The North End Community Improvement Collaborative is located at 311 Bowman St. in Mansfield.

EDITOR’S NOTE: This story was originally published in the October newsletter of the North End Community Improvement Collaborative.

MANSFIELD — Access to affordable, clean, healthy food is a key component in a person’s quality of life; something NECIC has been about since the very beginning.

What started in 2008 as residents requesting small grants to plant community gardens in their North End neighborhoods has culminated in the NECIC Urban Farm and the Richland Gro-Op in 2020. NECIC’s North End Local Food Initiatives (NELFI) was created as a response to the fact that the USDA classified part of the North End (census tract 6) as a Fresh Food Desert.

NELFI began by supporting many North End residents to start community gardens to reclaim the abundant vacant lots in their neighborhoods, and to grow healthy food.

The NELFI strategy “always start with a gardener” proved to be a successful one and before long NELFI was supporting community gardens in vacant lots, schools, and churches throughout Richland County.

Meanwhile, in partnership with the Richland County Land Bank NECIC acquired some vacant land on Blust Avenue near the Ocie Hill Neighborhood Center.

These three blighted properties were repurposed and transformed into the NECIC Teaching Garden, a place where people of all ages and all skill levels can come to learn about growing food or to share their knowledge with others.

In 2009 NECIC and partners from The Richland County Health Department, OSU-Extension, and the Mansfield/Richland County Public Library came together to organize and convene the annual Raising Richland Community Gardening Summit, a public informational forum with speakers and exhibitors of interest to growers.

Another NELFI initiative born during this period was the North End Farmers Market, an effort to not only bring more affordable, healthy food options into the neighborhood, but to offer growers and other entrepreneurs a venue to sell their produce and other goods.

Similarly, NECIC worked closely with a local entrepreneur investor to reopen a neighborhood grocery store on the North End.
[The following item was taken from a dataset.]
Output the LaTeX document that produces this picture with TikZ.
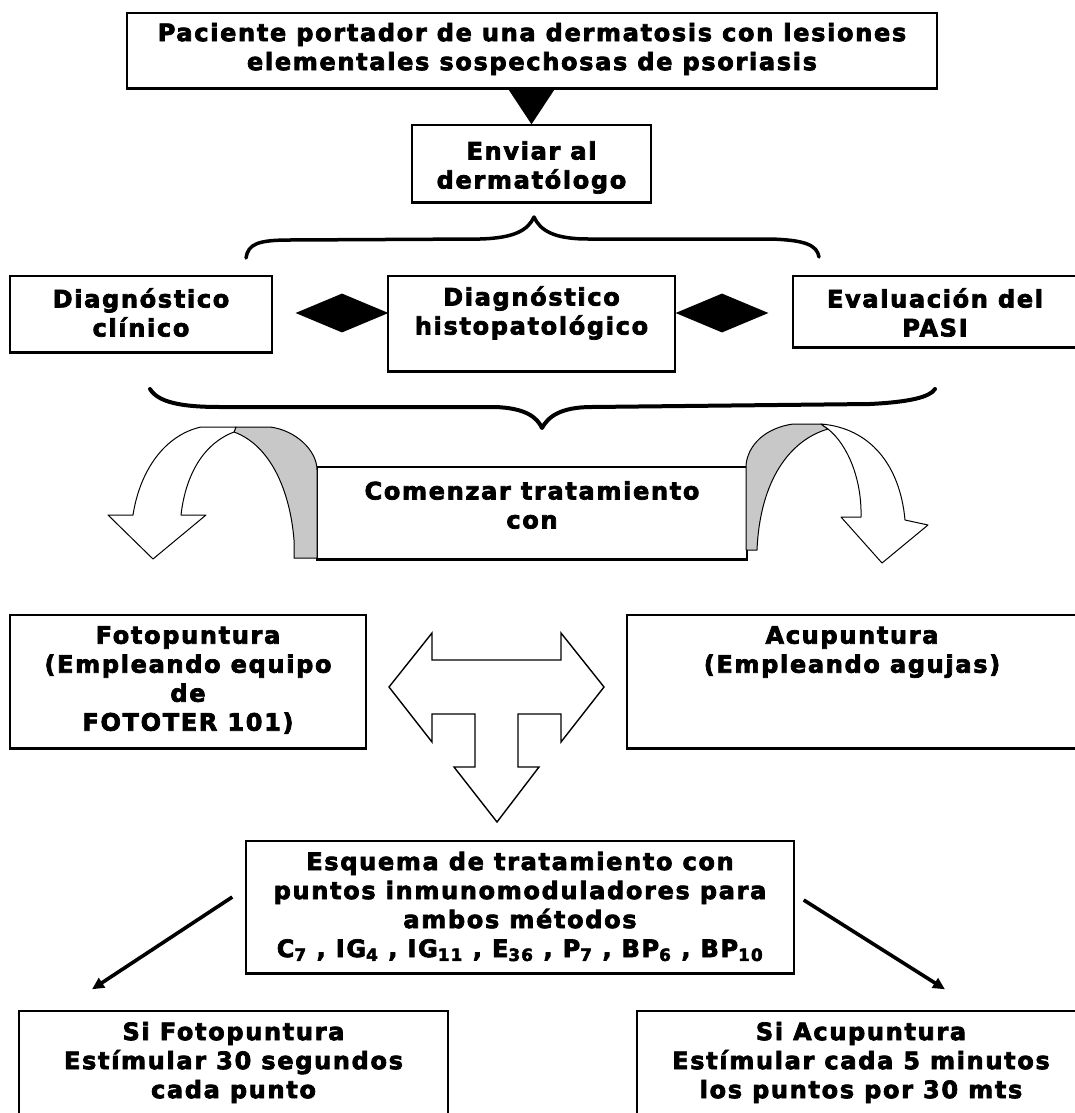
\documentclass[tikz,border=0pt]{standalone}
\usepackage{fontspec}
\setmainfont{DejaVu Sans}[LetterSpace=7,BoldFeatures={FakeBold=3}]
\usetikzlibrary{shapes.geometric,arrows.meta,calc}
\definecolor{band}{RGB}{200,200,200}
\begin{document}
\begin{tikzpicture}[x=1pt,y=-1pt,
  box/.style={draw=black,line width=1.4pt,fill=white,inner sep=0pt},
  txt/.style={font=\fontsize{24}{29}\selectfont\bfseries,align=center,inner sep=0pt},
  brace/.style={line width=3.5pt,line cap=round,line join=round},
  curve/.style={draw=black,line width=1pt,line join=round},
  dia/.style={diamond,fill=black,inner sep=0pt,minimum width=93pt,minimum height=39pt},
  link/.style={line width=3.6pt,-{Triangle[length=12pt,width=11pt]}},
  wide/.style={line width=1.4pt,fill=white,line join=miter}
]
\useasboundingbox (0,0) rectangle (1075,1113);
\clip (0,0) rectangle (1075,1113);
\fill[white] (0,0) rectangle (1075,1113);

% boxes
\node[box,minimum width=810pt,minimum height=75pt] (top) at (532,50.5) {};
\node[box,minimum width=239pt,minimum height=77pt] (env) at (531.5,163.5) {};
\node[box,minimum width=262pt,minimum height=76pt] (dc) at (141,314) {};
\node[box,minimum width=287pt,minimum height=95pt] (dh) at (531.5,323.5) {};
\node[box,minimum width=284pt,minimum height=71pt] (pasi) at (935,311.5) {};
\node[box,minimum width=430pt,minimum height=92pt] (com) at (532,513) {};
\node[box,minimum width=356pt,minimum height=133pt] (foto) at (188,681.5) {};
\node[box,minimum width=450pt,minimum height=133pt] (acu) at (852,681.5) {};
\node[box,minimum width=548pt,minimum height=132pt] (esq) at (520,907) {};
\node[box,minimum width=429pt,minimum height=114pt] (sif) at (233.5,1068) {};
\node[box,minimum width=448pt,minimum height=114pt] (sia) at (861,1068) {};
\foreach \n in {top,env,dc,dh,pasi,com,foto,acu,esq}
  \draw[line width=2.4pt] (\n.south west) -- (\n.south east);

% texts
\node[txt] (topt) at (532,49) {Paciente portador de una dermatosis con lesiones\\elementales sospechosas de psoriasis};
\node[txt] (envt) at (531.5,167.5) {Enviar al\\dermatólogo};
\node[txt] (dct) at (141,312.5) {Diagnóstico\\clínico};
\node[txt] (dht) at (531.5,313) {Diagnóstico\\histopatológico};
\node[txt] (pasit) at (935,312.5) {Evaluación del\\PASI};
\node[txt] (comt) at (532,505) {Comenzar tratamiento\\con};
\node[txt] (fotot) at (188,680) {Fotopuntura\\(Empleando equipo\\de\\FOTOTER 101)};
\node[txt] (acut) at (852,652) {Acupuntura\\(Empleando agujas)};
\node[txt] (esqt) at (520,906.5) {Esquema de tratamiento con\\puntos inmunomoduladores para\\ambos métodos\\C\textsubscript{7} , IG\textsubscript{4} , IG\textsubscript{11} , E\textsubscript{36} , P\textsubscript{7} , BP\textsubscript{6} , BP\textsubscript{10}};
\node[txt] (sift) at (233.5,1062.5) {Si Fotopuntura\\Estímular 30 segundos\\cada punto};
\node[txt] (siat) at (861,1062.5) {Si Acupuntura\\Estímular cada 5 minutos\\los puntos por 30 mts};

% black triangle top -> env
\fill ($(top.south)+(-24,0)$) -- ($(top.south)+(23,0)$) -- (env.north) -- cycle;

% diamonds
\node[dia] (d1) at (342,313) {};
\node[dia] (d2) at (722,313) {};

% braces
\draw[brace] (246,258) .. controls (248,244) and (258,240) .. (290,240) -- (480,239)
  .. controls (515,238) and (528,230) .. (534,217)
  .. controls (540,230) and (553,239) .. (588,239) -- (770,239)
  .. controls (805,240) and (817,245) .. (819,257);
\draw[brace,line width=4pt] (150,389) .. controls (158,402) and (180,407) .. (220,407) -- (495,407)
  .. controls (525,408) and (537,417) .. (542,428)
  .. controls (548,417) and (560,407) .. (592,407) -- (870,404)
  .. controls (910,402) and (930,397) .. (935,389);

% left curved arrow
\filldraw[curve,fill=band] (234,432) -- (236,427) -- (270,427) .. controls (295,430) and (317,450) .. (317,470)
  -- (317,558) -- (294,558) -- (294,540) .. controls (290,490) and (270,445) .. (234,432) -- cycle;
\filldraw[curve,fill=white] (236,427) -- (201,427) .. controls (165,435) and (140,470) .. (133,515)
  -- (108,515) -- (153,559) -- (206,515) -- (181,515) .. controls (185,480) and (200,445) .. (234,432) -- cycle;

% right curved arrow
\filldraw[curve,fill=band] (746,550) -- (746,465) .. controls (748,445) and (765,428) .. (793,424)
  -- (821,424) -- (828,429) .. controls (790,440) and (760,480) .. (757,550) -- cycle;
\filldraw[curve,fill=white] (821,424) .. controls (870,428) and (900,465) .. (905,520)
  -- (928,525) -- (882,563) -- (841,517) -- (861,517) .. controls (862,480) and (848,445) .. (828,429) -- cycle;

% three-way block arrow
\filldraw[wide] (389,687) -- (432,633) -- (432,660) -- (561,660) -- (561,633) -- (604,687)
  -- (561,742) -- (561,714) -- (518,714) -- (518,767) -- (539,767) -- (497,822) -- (454,767)
  -- (475,767) -- (475,714) -- (432,714) -- (432,742) -- cycle;

% links
\draw[link] ($(esq.west)+(-13,-10)$) -- ($(sif.north)+(-141.5,-21)$);
\draw[link] ($(esq.east)+(9,-7)$) -- ($(sia.north)+(84,-21)$);
\end{tikzpicture}
\end{document}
KV Market opened in 2019, and if successful, the USDA will need to reclassify census tract 6 as no longer a Fresh Food Desert.
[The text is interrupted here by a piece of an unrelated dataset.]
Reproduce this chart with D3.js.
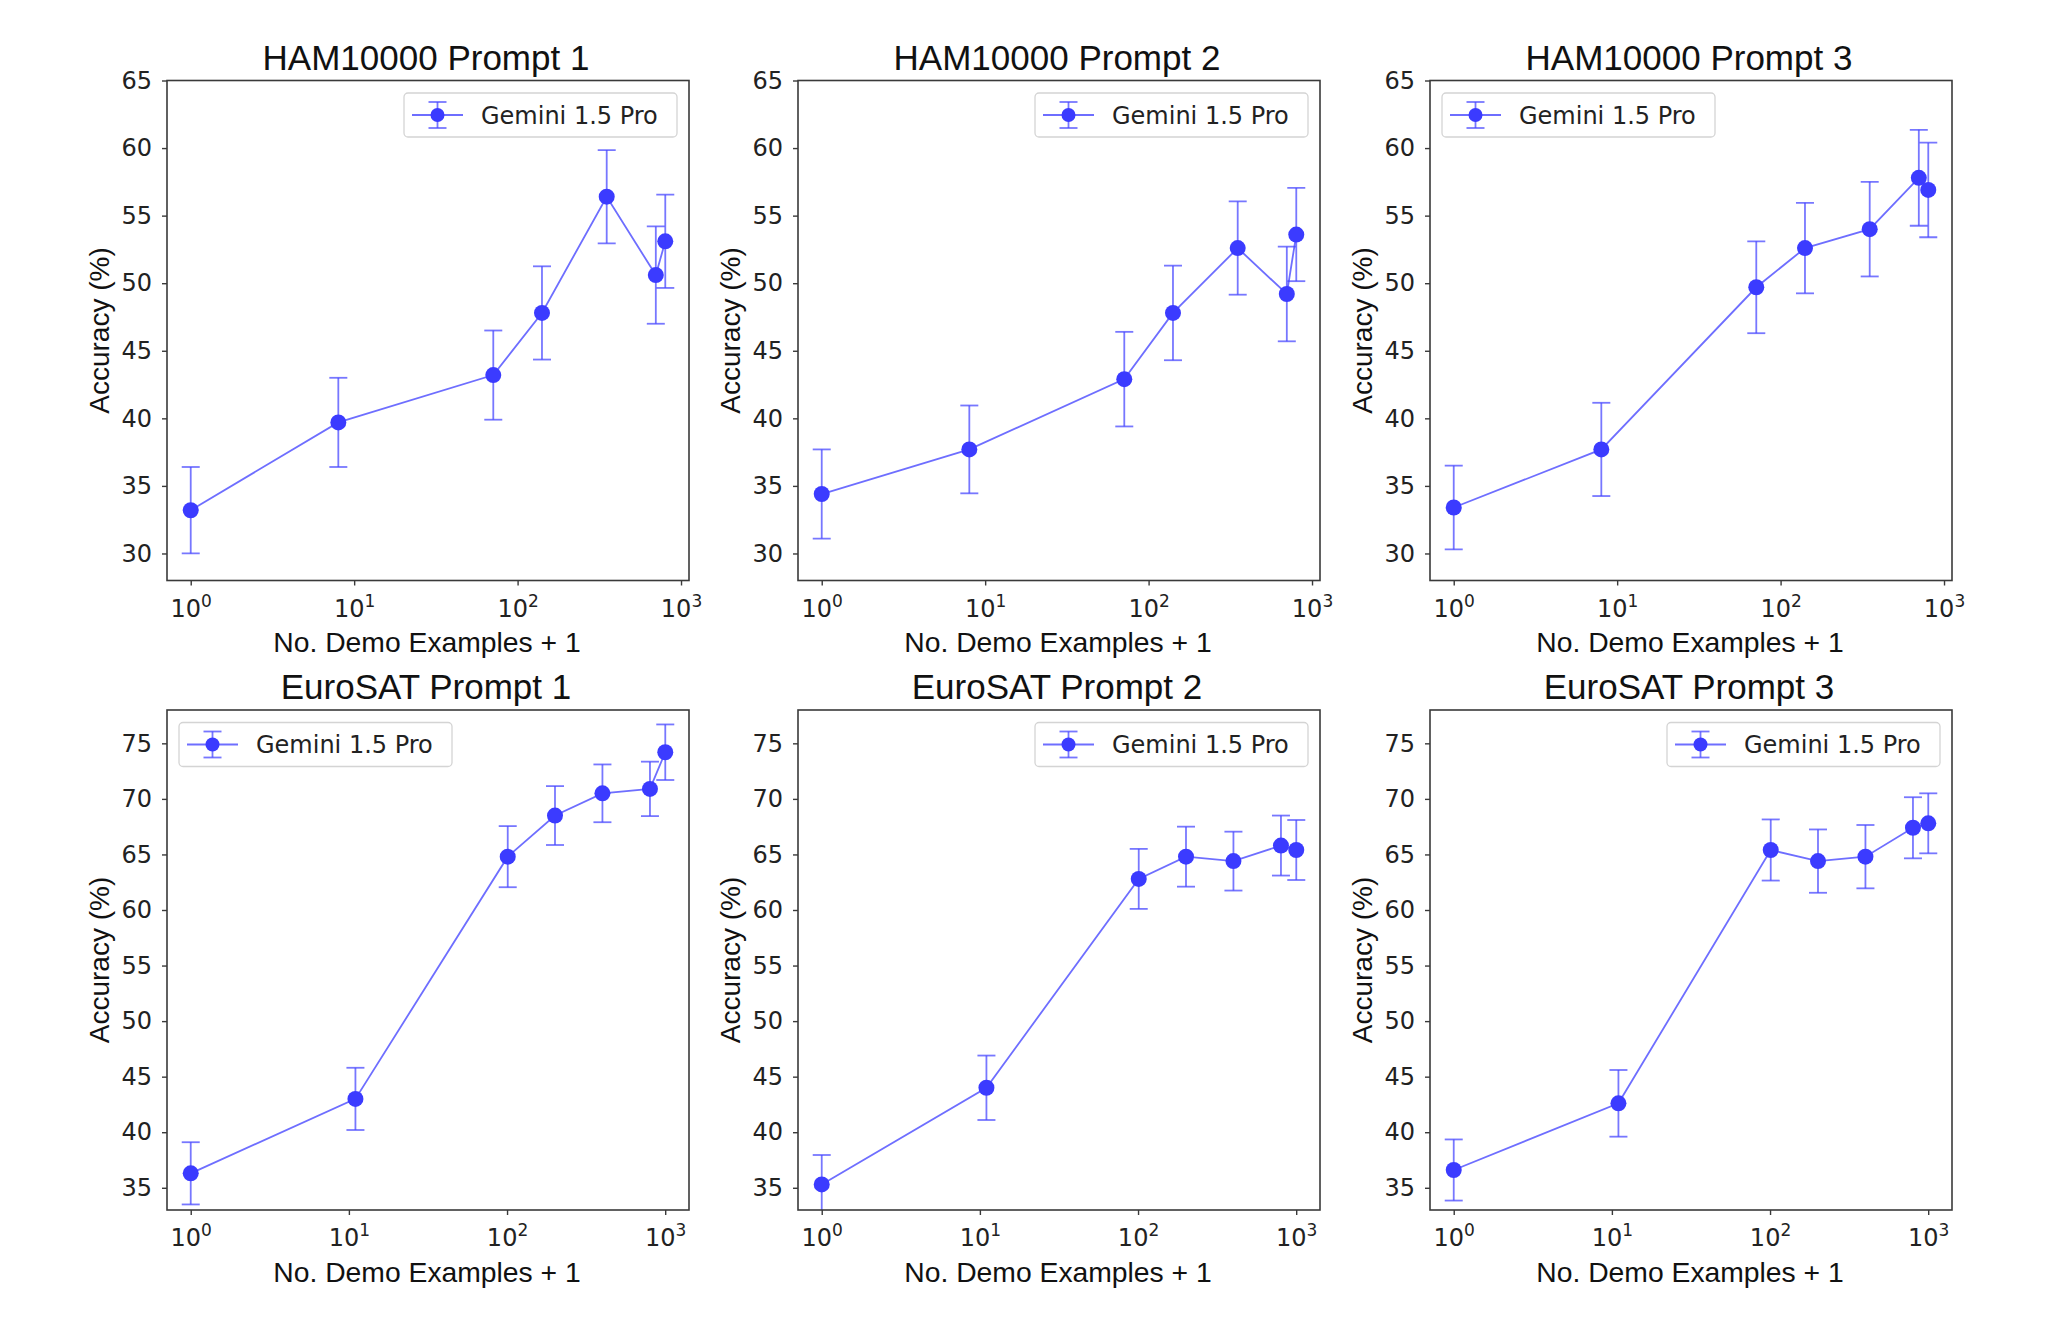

Staying true to the NELFI motto, the NECIC Urban Farm started with, not a gardener, but an entrepreneur with a passion for food and feeding people.
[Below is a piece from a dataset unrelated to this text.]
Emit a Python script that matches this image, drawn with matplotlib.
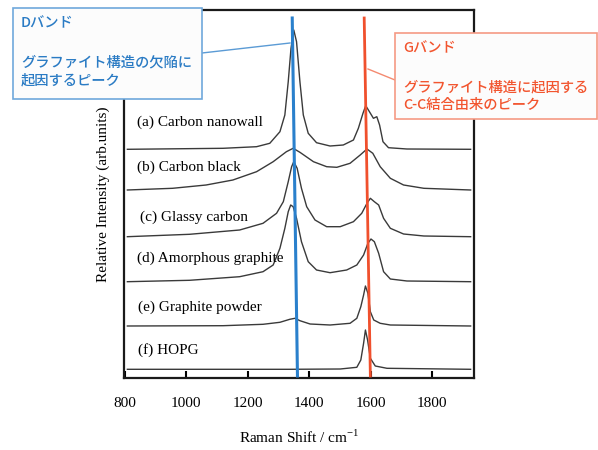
import matplotlib

matplotlib.use("Agg")

import matplotlib.pyplot as plt
from matplotlib.patches import Rectangle

plt.rcParams["font.family"] = ["Liberation Serif", "DejaVu Serif"]

# Traced spectra: Raman shift (cm-1) and intensity above each baseline (arb.)
nanowall_x = [809, 1120, 1229, 1272, 1305, 1321, 1332, 1341, 1350, 1359, 1370,
              1381, 1397, 1424, 1468, 1511, 1544, 1560, 1575, 1584, 1596, 1609,
              1620, 1629, 1640, 1658, 1718, 1925]
nanowall_y = [0, 1, 2.6, 6, 17.6, 34.3, 67.6, 101, 119.3, 107.6, 67.6,
              34.3, 16, 6.6, 3.3, 4.3, 9.3, 21, 36, 43.6, 37.6, 31,
              32.6, 24.3, 7.6, 1.6, 0.3, 0]

black_x = [809, 956, 1065, 1152, 1229, 1283, 1326, 1348, 1370, 1414, 1457,
           1490, 1533, 1566, 1588, 1607, 1631, 1664, 1707, 1773, 1925]
black_y = [0, 1.7, 5, 10, 18.3, 28.3, 38.3, 41.7, 37.7, 28.3, 23.3,
           22.7, 26.7, 35, 41, 36.7, 23.3, 11.7, 5, 1.7, 0]

glassy_x = [809, 1011, 1174, 1250, 1294, 1316, 1332, 1343, 1350, 1361, 1375,
            1392, 1419, 1457, 1501, 1544, 1571, 1588, 1599, 1612, 1626, 1642,
            1664, 1707, 1773, 1925]
glassy_y = [0, 2.4, 6.7, 13.4, 23.4, 35, 55, 70, 75, 68.4, 48.4,
            30, 16.7, 10, 10, 15, 23.4, 33.4, 38.4, 35, 31.7, 18.4,
            8.4, 2.7, 0.7, 0]

amorph_x = [809, 1011, 1174, 1250, 1283, 1305, 1321, 1332, 1340, 1348, 1359,
            1375, 1397, 1424, 1468, 1522, 1555, 1577, 1591, 1601, 1612, 1626,
            1642, 1664, 1718, 1925]
amorph_y = [0, 1.4, 5, 10, 16.7, 33.4, 53.4, 70, 76.7, 75, 63.4,
            40, 20, 11.7, 9, 11.7, 16.7, 26.7, 38.4, 42.7, 40, 28.4,
            10, 2.7, 0.7, 0]

powder_x = [809, 1120, 1250, 1305, 1337, 1354, 1370, 1403, 1468, 1533, 1555,
            1568, 1577, 1583, 1591, 1599, 1610, 1631, 1664, 1925]
powder_y = [0, 0.3, 1.7, 3.7, 6.7, 7.7, 5.3, 2, 1, 2.7, 7.7,
            19.3, 31, 40, 32.7, 14.3, 6, 2.7, 1, 0]

hopg_x = [809, 1337, 1501, 1555, 1568, 1577, 1583, 1590, 1599, 1615, 1653, 1925]
hopg_y = [0, 0, 0.3, 2, 9.3, 26, 39.3, 29.3, 11, 3.3, 1, 0]

labels = ["(a) Carbon nanowall", "(b) Carbon black", "(c) Glassy carbon",
          "(d) Amorphous graphite", "(e) Graphite powder", "(f) HOPG"]
offsets = [228.7, 188, 141.3, 96.3, 52, 8.7]
label_pos = [(840, 256), (840, 211), (850, 161), (840, 120), (843, 71), (845, 28)]

# band marker lines (start / end in data coords)
d_line_x = [1345, 1362]
g_line_x = [1579, 1599]
line_y = [360, 2]

fig = plt.figure(figsize=(5.98, 4.5), dpi=100)
ax = fig.add_axes([124 / 598, 72 / 450, 350 / 598, 368 / 450])

spectra = [(nanowall_x, nanowall_y), (black_x, black_y), (glassy_x, glassy_y),
           (amorph_x, amorph_y), (powder_x, powder_y), (hopg_x, hopg_y)]
for (xs, ys), off, lab, pos in zip(spectra, offsets, labels, label_pos):
    ax.plot(xs, [v + off for v in ys], color="#3a3a3a", lw=1.0)
    ax.text(pos[0], pos[1], lab, fontsize=11, va="center", ha="left")

ax.plot(d_line_x, line_y, color="#2a80cc", lw=2.2, clip_on=False, zorder=5)
ax.plot(g_line_x, line_y, color="#f0502d", lw=2.0, clip_on=False, zorder=5)

ax.set_xlim(798, 1936)
ax.set_ylim(0, 368)
ax.set_xticks([800, 1000, 1200, 1400, 1600, 1800])
ax.set_yticks([])
ax.tick_params(axis="x", direction="in", length=5, width=1.5, pad=14,
               labelsize=11, top=False)
for s in ax.spines.values():
    s.set_linewidth(1.6)
    s.set_color("#1a1a1a")
ax.set_xlabel("Raman Shift / cm$^{\\mathregular{-1}}$", fontsize=11, labelpad=13)
ax.set_ylabel("Relative Intensity (arb.units)", fontsize=11, labelpad=10)

# callout boxes (figure pixel coords -> fraction)
jp = ["Noto Sans CJK JP", "DejaVu Sans"]


def px(x, y):
    return x / 598, 1 - y / 450


fig.add_artist(Rectangle(px(13, 99), 189 / 598, 91 / 450, transform=fig.transFigure,
                         facecolor="#fcfcfc", edgecolor="#6fa8dc", lw=1.2, zorder=10))
fig.add_artist(Rectangle(px(395, 119), 202 / 598, 86 / 450, transform=fig.transFigure,
                         facecolor="#fcfcfc", edgecolor="#f59a84", lw=1.2, zorder=10))
blue_text = "#2a7bc4"
red_text = "#f2552f"
for txt, (x, y) in [("Dバンド", (21, 23)), ("グラファイト構造の欠陥に", (21, 62)),
                    ("起因するピーク", (21, 80))]:
    fig.text(*px(x, y), txt, family=jp, fontsize=10.3, color=blue_text,
             fontweight="medium", va="center", ha="left", zorder=11)
for txt, (x, y) in [("Gバンド", (403, 48)), ("グラファイト構造に起因する", (403, 87)),
                    ("C-C結合由来のピーク", (403, 105))]:
    fig.text(*px(x, y), txt, family=jp, fontsize=10.3, color=red_text,
             fontweight="medium", va="center", ha="left", zorder=11)

# connector lines
fig.add_artist(plt.Line2D([202 / 598, 290 / 598], [1 - 53 / 450, 1 - 43 / 450],
                          color="#5b9bd5", lw=1.0, transform=fig.transFigure))
fig.add_artist(plt.Line2D([395 / 598, 368 / 598], [1 - 80 / 450, 1 - 69 / 450],
                          color="#f48a70", lw=1.0, transform=fig.transFigure))

fig.savefig("out.png", dpi=100)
Walter Bonham of the Food Lab has worked closely with NECIC and our partners at the Ohio State University, and The Gorman Rupp Company to lead the creation of the NECIC Urban Farm located on the site of a former factory in the heart of the North End.

The Urban Farm is a community economic development project with the overall goal of keeping as many local food dollars in the community, and to provide training, opportunities, and best practices toward proving urban farming as a profitable venture, all while transforming the local food economy.